Große Inszenierung – und auf der Strecke bleibt die Sachpolitik
Warum die Leute draußen längst vom politischen Getue entnervt sind.
Die Medien hätten sich teilweise von den realen Lebensverhältnissen der Menschen entfernt, konstatierte Bundeskanzler Christian Kern vor kurzem im Wiener Rathaus. Für seine Rede beim European Newspaper Congress hatte er sich Gedanken über die Medienwelt gemacht. „Der Journalismus ist das Immunsystem einer Demokratie“, fasste er seine Überlegungen allegorisch zusammen.
Kerns Rede war nicht unkritisch. Seine Nachfolgerin am Rednerpult, Julia Jäkel, die Vorstandsvorsitzende von Gruner+Jahr, gab sich überrascht, dass hier so kritische Worte möglich seien. Ich aber blieb an der eingangs zitierten Aussage hängen. Was heißt „reale Lebensverhältnisse“?
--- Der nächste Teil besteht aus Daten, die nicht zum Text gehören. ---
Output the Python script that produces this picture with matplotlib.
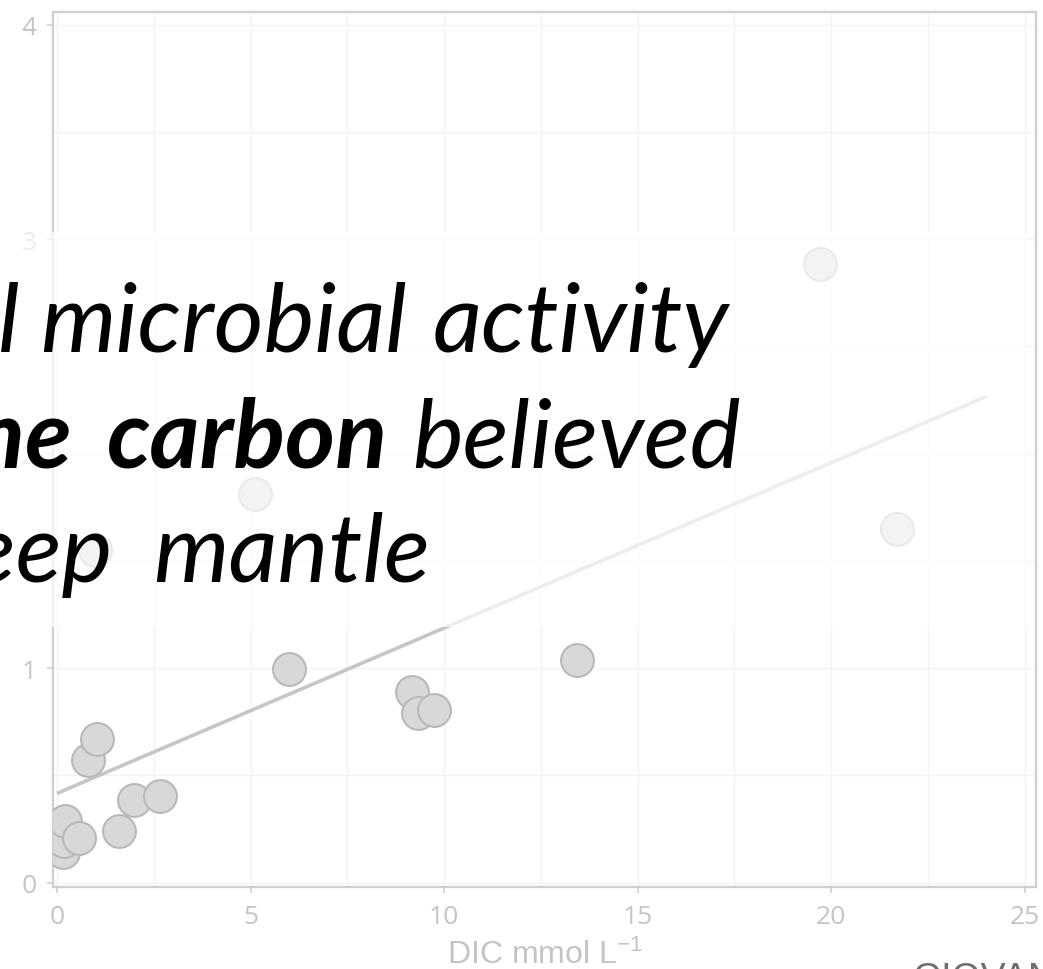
import matplotlib
matplotlib.use('Agg')
import matplotlib.pyplot as plt
from matplotlib.patches import Rectangle
from matplotlib.ticker import MultipleLocator

# values
dic = [0.16, 0.18, 0.21, 0.57, 1.60, 2.00, 2.65, 0.81, 1.04, 0.97,
       5.11, 6.00, 9.16, 9.33, 9.74, 13.44, 19.70, 21.70]
yval = [0.145, 0.193, 0.286, 0.206, 0.239, 0.384, 0.404, 0.572, 0.668, 1.55,
        1.81, 0.994, 0.889, 0.793, 0.805, 1.036, 2.883, 1.647]

# fitted trend line end points
fit_x = [0, 24]
fit_y = [0.416, 2.266]

x_ticks = [0, 5, 10, 15, 20, 25]
y_ticks = [0, 1, 2, 3, 4]
x_label = 'DIC mmol L$^{-1}$'
credit = 'GIOVANNI'

# overlaid quote, word by word: (text, x px, baseline px, align, bold)
quote_words = [
    ('l', -2, 352, 'left', False),
    ('microbial', 40, 352, 'left', False),
    ('activity', 433, 352, 'left', False),
    ('the', 72, 467, 'right', True),
    ('carbon', 107, 467, 'left', True),
    ('believed', 412, 467, 'left', False),
    ('deep', 112, 582, 'right', False),
    ('mantle', 153, 582, 'left', False),
]

W, H = 1043, 970
plt.rcParams['font.family'] = ['Open Sans', 'DejaVu Sans']
plt.rcParams['mathtext.fontset'] = 'custom'
plt.rcParams['mathtext.rm'] = 'Liberation Sans'
plt.rcParams['mathtext.it'] = 'Liberation Sans'

fig = plt.figure(figsize=(W / 100, H / 100), dpi=100)
fig.patch.set_facecolor('white')
ax = fig.add_axes([53 / W, 1 - 888 / H, (1036 - 53) / W, (888 - 13) / H])

ax.plot(fit_x, fit_y, color='#c6c6c6', lw=2.6, solid_capstyle='butt', zorder=2)
ax.scatter(dic, yval, s=560, facecolor='#d8d8d8', edgecolor='#b9b9b9',
           linewidths=1.5, zorder=3)

ax.set_xlim(-0.103, 25.29)
ax.set_ylim(-0.0205, 4.059)
ax.set_xticks(x_ticks)
ax.set_yticks(y_ticks)
ax.xaxis.set_minor_locator(MultipleLocator(2.5))
ax.yaxis.set_minor_locator(MultipleLocator(0.5))
ax.grid(True, which='both', color='#f3f3f3', lw=1.0, zorder=0)
ax.set_axisbelow(True)
for s in ax.spines.values():
    s.set_color('#cfcfcf')
    s.set_linewidth(1.6)
ax.tick_params(which='major', direction='out', length=4, width=1.2,
               color='#cfcfcf', labelcolor='#c4c4c4', labelsize=19)
ax.tick_params(which='minor', length=0)
ax.tick_params(axis='x', pad=8)
ax.tick_params(axis='y', pad=8)
ax.set_xlabel(x_label, fontsize=23, color='#c4c4c4', labelpad=7,
              family=['Liberation Sans', 'DejaVu Sans'])

# white veil behind the quote
fig.add_artist(Rectangle((0, 1 - 628 / H), 1028 / W, (628 - 233) / H,
                         transform=fig.transFigure, facecolor='white',
                         alpha=0.7, edgecolor='none', zorder=5))

for word, px, py, ha, bold in quote_words:
    fig.text(px / W, 1 - py / H, word, ha=ha, va='baseline', fontsize=69,
             style='italic', fontweight='bold' if bold else 'normal',
             family=['Lato', 'DejaVu Sans'], color='black', zorder=6)

fig.text(912 / W, 1 - 962 / H, credit, ha='left', va='top', fontsize=27,
         color='#6e6e6e', family=['Liberation Sans', 'DejaVu Sans'])

fig.savefig('out.png', dpi=100)
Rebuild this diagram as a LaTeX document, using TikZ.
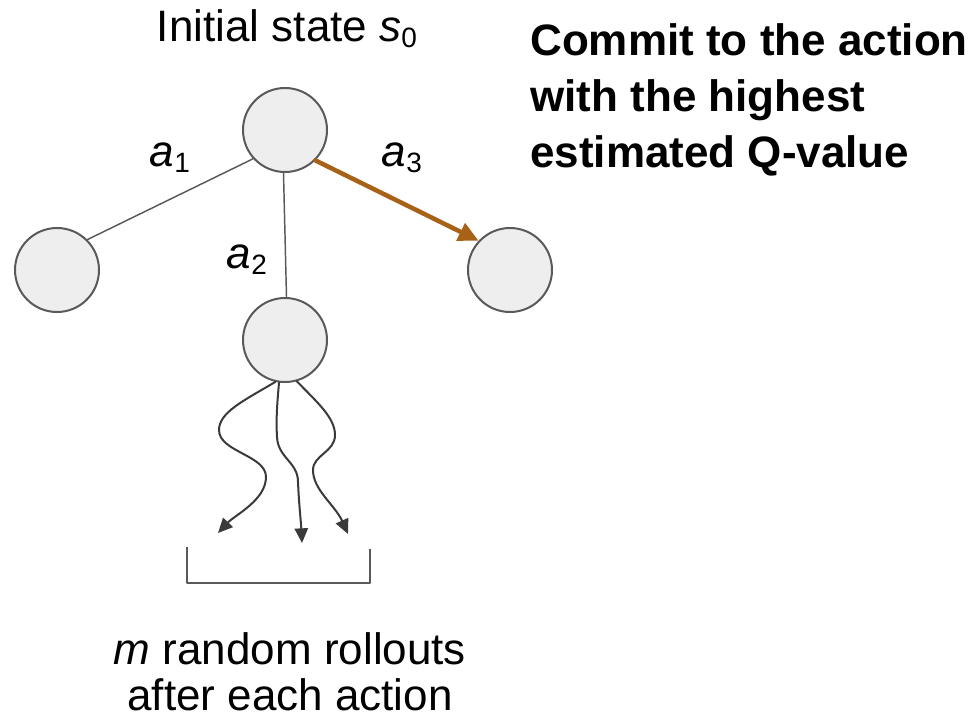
\documentclass[tikz,border=0pt]{standalone}
\usepackage{fontspec}
\setmainfont{Liberation Sans}
\usetikzlibrary{arrows.meta}

\definecolor{nodefill}{HTML}{EEEEEE}
\definecolor{nodeline}{HTML}{595959}
\definecolor{commitbrown}{RGB}{168,98,24}
\definecolor{rolloutgray}{HTML}{3A3A3A}

% lowered small figure after an italic letter
\newcommand{\lowsub}[1]{\raisebox{-5pt}{\fontsize{21}{21}\selectfont #1}}

\begin{document}
\begin{tikzpicture}[x=0.75pt,y=-0.75pt, line cap=round, line join=round,
  statenode/.style={circle, draw=nodeline, fill=nodefill, line width=1.5pt,
    minimum size=63pt, inner sep=0pt},
  branch/.style={draw=nodeline, line width=1.1pt},
  commit/.style={draw=commitbrown, line width=3.4pt,
    -{Triangle[length=15pt,width=14pt]}},
  rollout/.style={draw=rolloutgray, line width=1.5pt,
    -{Triangle[length=11pt,width=10pt]}},
  lbl/.style={font=\fontsize{33}{42}\selectfont, inner sep=0pt}]

% Room for the whole picture (pixel grid, y pointing down)
\useasboundingbox (0,0) rectangle (980,722);

% -----------------------------
% States
% -----------------------------
\node[statenode] (root)  at (285,130) {};
\node[statenode] (left)  at (57,270)  {};
\node[statenode] (mid)   at (285,340) {};
\node[statenode] (right) at (510,270) {};

% -----------------------------
% Actions
% -----------------------------
\draw[branch] (root.222) -- (left.45);
\draw[branch] (root.-92) -- (mid.88);
\draw[commit] (root.-45) -- (right.137);

\node[lbl, anchor=base] (aone)   at (170,166) {\textit{a}\lowsub{1}};
\node[lbl, anchor=base] (atwo)   at (247,268) {\textit{a}\lowsub{2}};
\node[lbl, anchor=base] (athree) at (402,166) {\textit{a}\lowsub{3}};

% -----------------------------
% Rollouts after a_2
% -----------------------------
\coordinate (tipone)   at (218,533);
\coordinate (tiptwo)   at (302,543);
\coordinate (tipthree) at (348,534);

\draw[rollout] (mid.257) .. controls (245,400) and (219,412) .. (219,430)
  .. controls (219,452) and (266,455) .. (266,477)
  .. controls (266,500) and (235,515) .. (tipone);
\draw[rollout] (mid.262) .. controls (277,405) and (276,420) .. (277,437)
  .. controls (278,458) and (298,462) .. (298,482)
  .. controls (299,505) and (301,522) .. (tiptwo);
\draw[rollout] (mid.286) .. controls (318,403) and (335,418) .. (335,435)
  .. controls (335,452) and (313,455) .. (313,470)
  .. controls (313,490) and (335,505) .. (tipthree);

% bracket under the rollouts
\draw[draw=nodeline, line width=1.4pt, line cap=butt] (187,547) |- (370,583) -- (370,549);

% -----------------------------
% Texts (base = baseline of the last line)
% -----------------------------
\node[lbl, anchor=base] (inittext) at (287,41) {Initial state \textit{s}\lowsub{0}};

\node[lbl, anchor=base west, align=left, font=\fontsize{33}{42}\selectfont\bfseries]
  (committext) at (530,167) {Commit to the action\\with the highest\\estimated Q-value};

\node[lbl, anchor=base, align=center, font=\fontsize{33}{34}\selectfont]
  (rollouttext) at (290,710) {\textit{m} random rollouts\\after each action};

\end{tikzpicture}
\end{document}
Politik regelt durch Entscheidungen unseren Alltag. In der medialen Berichterstattung regelt Politik momentan vor allem: Wie Sebastian Kurz die Leute um und unter sich zusammenwürfelt und am Spielfeld positioniert; wie Michael Häupl noch einen eleganten Abgang hinbekommt; wie Eva Glawischnig ihre Nachfolge klärt; und was Reinhold Mitterlehner mit der neugewonnen freien Zeit anfängt.
Ist es dieses Ungleichgewicht der Themensetzung, das Kern angesprochen hat? Dabei sind es just die politischen Interna, die dem Kanzler nützen. Er ist es ja, der von 95 Prozent Inszenierung in der politischen Arbeit sprach. Noch viel mehr bringt es momentan freilich dem Kanzlerkandidaten Kurz.
Was Kurz und Kern eint
Was Kurz und Kern eint: relative Ideologiebefreitheit. Ihr Ziel in der öffentlichen Wahrnehmung ist die selbsterklärte Unabhängigkeit, die beispielsweise auch Irmgard Griss zu großem Erfolg verhalf. Kurz befreit sich vom Logo der faden Altpartei und will Kern mit der Kommunisten-Broschüre einen ideologischen Stempel aufdrücken. Beide trommeln sich ihr selbstoptimiertes Ich-Programm auf die geschwellte Brust. Was aber auf der Strecke bleibt, ist die Sachpolitik. Meint Kern das, wenn er von den „realen Lebensverhältnissen“spricht? Sven Gächter meinte im „Profil“in dem Text ,Speed thrills‘, „der lähmende Stillstand“sei vorbei. Ich widerspreche. Speed kills – nämlich die Sachpolitik. Freilich, das ist nicht neu.
Der österreichische Stillstand
Finanzminister Hans Jörg Schelling nannte als Beispiel in der ORF-Pressestunde die Bildungsreform. Anstatt Strategien zu entwickeln, würde in Österreich nur an den Strukturen gearbeitet. Und so bleibt von der jahrzehntelangen Arbeit an einer Bildungsreform ein Häufchen Asche namens Lehrerdienstrechtstreit übrig. Den österreichtypischen Stillstand in der politischen Arbeit gibt es noch immer. Vor allem wir Journalisten beachten ihn nur weniger.
Es wuselt in den Parteizentralen und Teilorganisationen. Die Parlamentarier scharren nervös und bangen um ihre Zukunft. „Wir Zuschauer verfolgen das Geschehen jedenfalls gebannt“, schreibt Gächter. Auch hier widerspreche ich. Die Leute draußen sind entnervt von diesem ganzen Getue. Sie begegnen der politischen Vertretung nicht mehr mit Ernst. Ihre Wählerstimme materialisiert sich nicht in Lösungen, sondern wird zerrieben in parteiinternen und zwischenparteilichen Konflikten.
Wann immer von Trägheit in der österreichischen Politik die Rede war, bezog sich das auf die gegenseitige Verbissenheit. Die Zahnräder der Großen Koalition haben sich endgültig verkeilt. Jeweils dahinter drehen die kleinen Rädchen durch. Der journalistische Blick stellt scharf darauf. Jene Themen aber, bei denen sich zeigt, wie politische Entscheidungen die „reale“Lebenswelt beeinflussen, bleiben auf der Strecke. In der Politik und in der Berichterstattung.